For a long time, the church of the twentieth and twenty-first centuries seems to have abandoned this Biblical model. We build our wheelchair ramps, put in our induction loops and wait for people to come to us. We can’t help it if there are not many disabled people in our congregations; if they don’t come, it’s not our fault. From time to time we hold an evangelistic outreach with a big name speaker in a frantic attempt to get people to come in (although reaching the disabled community is seldom uppermost in the organisers’ minds, I’m sure), with varying degrees of success, often temporary. Hopefully the tide is now turning, but there is still some way to go.
Where would Jesus be if He’d been born today? I’m pretty sure He would be serving at the local food bank, going swimming with the Down’s Syndrome lad next door, having a coffee with the lady in the wheelchair so He can ask her advice about the best present to buy His mother, carrying the shopping home for the elderly veteran in the supermarket queue, accepting a meal from the housebound person who can’t get out to meetings but wants fellowship all the same, helping the blind lady to fill out her forty-two page Employment and Support Allowance form, maybe even asking his deaf neighbour for help filling out His own Job Seeker’s Allowance form!
By the time He had done all that, I don’t think He would be having to look for gimmicks to get people to come to church; if He was there they would go, just to be near Him. I’m sure, in fact, that He would be less interested in 'going to church' than in 'being the Church'. And here’s the mystery of being one with Christ; when we go out and do these things, we’re not just being like Him; we’re not just following His example; we are actually being Christ in those situations. We are bringing Him to the people around us, not in some figurative way but literally. People will gravitate to us, not simply because we’ve been nice to them but because the life of God in us is like a magnet, it’s the power of the Holy Spirit drawing people to Jesus.

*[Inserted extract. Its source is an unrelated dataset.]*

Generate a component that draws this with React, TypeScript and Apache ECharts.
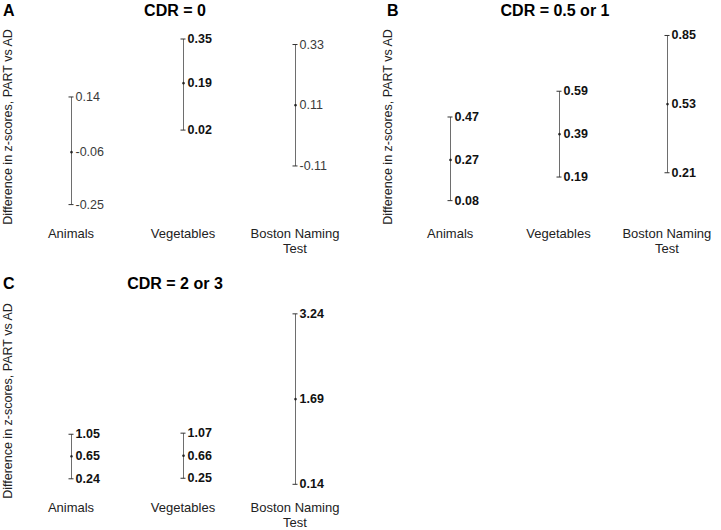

My church has recently decided to come out of its four walls and go to where the people are. We’ve sold our building, and are meeting in various locations in the community. It’s not entirely clear how this is going to develop over time, but like Abraham we have obeyed a call to leave home without knowing entirely where we are going, except that God is calling us deep into the heart of our community. I’m not suggesting it would be right for every church to do that; for some their building is what enables them to serve the community. I am encouraging us to try and follow the Biblical model of going where the people are – including disabled people – and not just hoping they’ll come to us.